In view of the facts of this case, the court cannot accept the government’s argument. The exclusions of section 3161(h)(1); (3) apply to any period of delay resulting from pretrial motions or the absence of the defendant. In this case it is clear that neither the defendant’s absence nor his motion occasioned any delay of the trial.
A review of the transcript of the October 27 meeting demonstrates that Mr. Cobb’s absence was noted by counsel and by the court. The court stated at that time that the defendant need not be present for the November 23 jury selection provided that he advise the court in writing of the waiver of his right to be present. Clearly, this was not a factor in the determination to set jury selection for a date after the expiration of the Speedy Trial deadline. And, in view of the fact that the date for the suppression hearing was not determined until after the October 27 meeting and the hearing was not held until January 1982, it cannot seriously be argued that this motion was the cause of any delay.
It appears, instead, that the delay was due to an error in computation on the part of the United States Attorney. While the court is satisfied that this error is the result of mere inadvertence and does not indicate bad faith on the part of the government, the remedy for violation of the Act is clear and is not dependent upon the prosecutor’s motivation. 18 U.S.C. § 3162(a)(2) provides: “If a defendant is not brought to trial within the time limit required by section 3161(c) as extended by section 3161(h), the information or indictment shall be dismissed on motion of the defendant.”
Accordingly, because I find that the United States is not in compliance with the provisions of the Act and the Western District of New York Speedy Trial Plan, the indictment is hereby dismissed, with prejudice.
So ordered.
. Jury selection was scheduled for February 16, 1982, but was adjourned by the court pending my decision on this motion.
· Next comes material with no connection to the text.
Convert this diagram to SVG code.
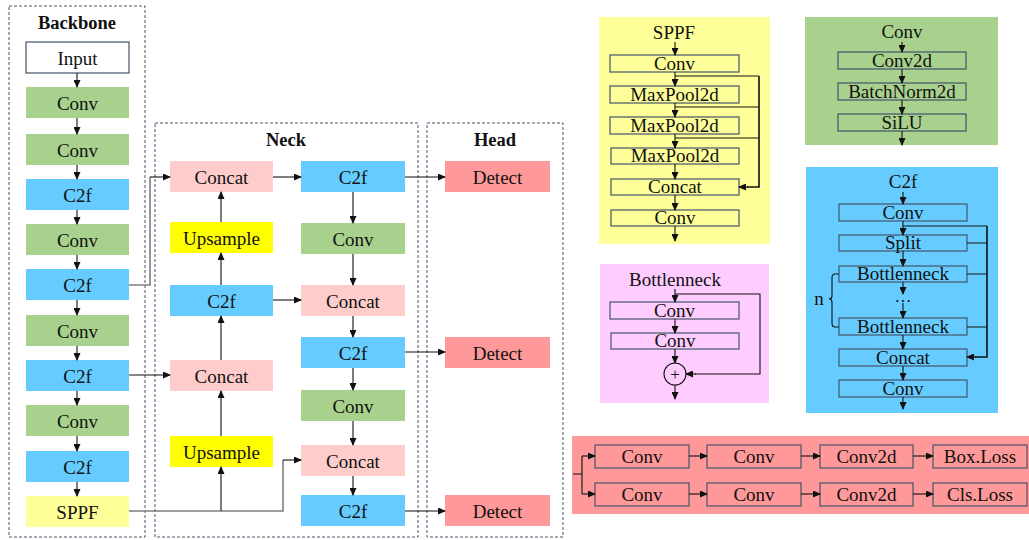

My decision is not based on events subsequent to February 2 but rests solely on the defendant’s claim that his rights would have been violated even if jury selection had taken place as originally scheduled on November 23, 1981.
. This is in accord with the Guidelines to the Administration of the Speedy Trial Act of 1974 promulgated Criminal Law Committee of the Judicial Conference of the United States. In its communication of August 28, 1981, the Committee stated:
If the defendant has appeared before a judicial officer in connection with the charge prior to the filing of the information or indictment, therefore, and the judicial officer was an officer of the court in which the information or indictment is filed, the time for trial is ordinarily measured from the filing date.
Speedy Trial Advisory Issuance, # 33 at 7.